Bij de prioriteiten in het domein arbeidsomstandigheden gaat het om de aanpak van de niet-nalevers. Belangrijkste thema’s voor 2012 zijn gevaarlijke stoffen, ioniserende straling, markttoezicht, ketenaanpak asbestsanering en binnen de BRZO-bedrijven de veiligheidscultuur en onderhoudsstops. De bestaande sectoraanpak met sociale partners wordt gesplitst in een zware en lichtere aanpak. De zware aanpak richt zich op de sectoren gezondheidszorg, bouw, metaal, logistiek, aardolie, chemie, kunststof en rubber en asbestsanering. Deze aanpak gaat gepaard met een gecombineerde inzet van interventies als voorlichting, inspecties en onderzoek in samenwerking met sociale partners. De lichtere sectoraanpak betreft inspecties in onder meer de sectoren tuinbouw, hout- en meubelindustrie, sociale werkplaatsen, vlees- en zoetwarenindustrie, afvalverwerking, brandweer, politie en justitiële inrichtingen (zie paragraaf 3.3 van het Jaarplan 2012 Inspectie SZW).

Participatie en inkomensvoorzieningen

In 2012 richt de inspectie zich in het domein participatie en re-integratie op de effectiviteit van re-integratie. Het kunnen voldoen aan de personeelsbehoefte van werkgevers speelt daarbij een belangrijke rol. De inspectie brengt in kaart welke kansen en mogelijkheden er zijn om zoveel mogelijk arbeidspotentieel te benutten. Een ander belangrijk onderwerp is het regionale arbeidsmarktbeleid en de regierol die gemeenten daarin vervullen. Tevens is samenwerking binnen gemeenten tussen «werk en inkomen» en «zorg, welzijn en onderwijs» een belangrijk aandachtspunt (zie paragraaf 4.3 van het Jaarplan 2012 Inspectie SZW).

Speerpunt in het domein inkomensvoorziening betreft de door het kabinet gewenste intensivering van de handhavingstaak door UWV, SVB en gemeenten.
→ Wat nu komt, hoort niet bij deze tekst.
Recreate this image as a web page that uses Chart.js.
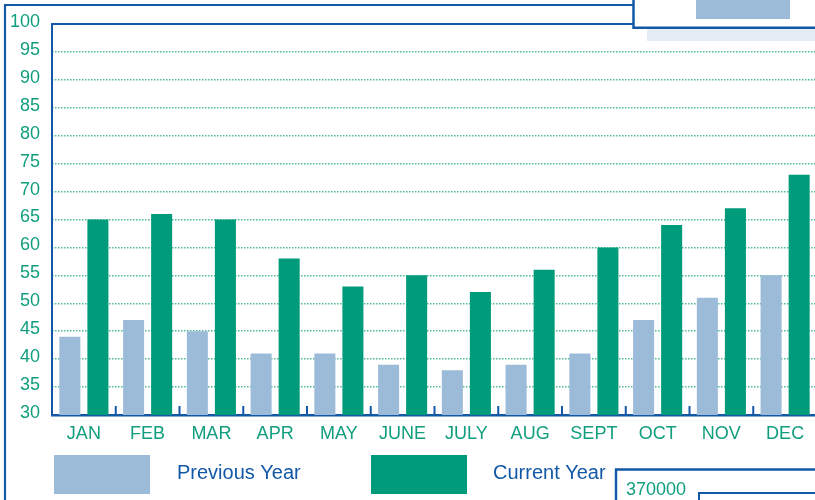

Daaronder valt ook de uitvoering van nieuwe maatregelen door gemeenten in het kader van de aanpassing van uitkeringsvoorwaarden in de WWB. Waar het gaat om het opsporen van uitkeringsfraude geeft de inspectie in 2012 extra aandacht aan publieke financiële stromen en verleent zij diensten aan gemeenten bij de opsporing van uitkeringsfraude (zie paragraaf 5.3 van het Jaarplan 2012 Inspectie SZW).

Bijdragen aan ambitie kabinet

De activiteiten van de Inspectie SZW in 2012 moeten er toe leiden dat de met de Tweede Kamer afgesproken nalevingsniveaus voor diverse wetten worden gerealiseerd. Daarnaast wil de Inspectie SZW in 2012 bijdragen aan de ambitie van het kabinet: «grenzen stellen gericht op een veiliger, sterker en welvarender Nederland.» Concreet gaat het dan om het voorkomen van arbeidsongevallen en beroepsziekten, zodat instroom in de arbeidsongeschiktheidsregelingen wordt beperkt. Ook gaat het om een stevige aanpak van fraude, het beter benutten van arbeidspotentieel, het bevorderen dat werk legaal is en minstens tegen het wettelijk minimumloon wordt verricht en dat het stelsel van werk en inkomen naar behoren functioneert.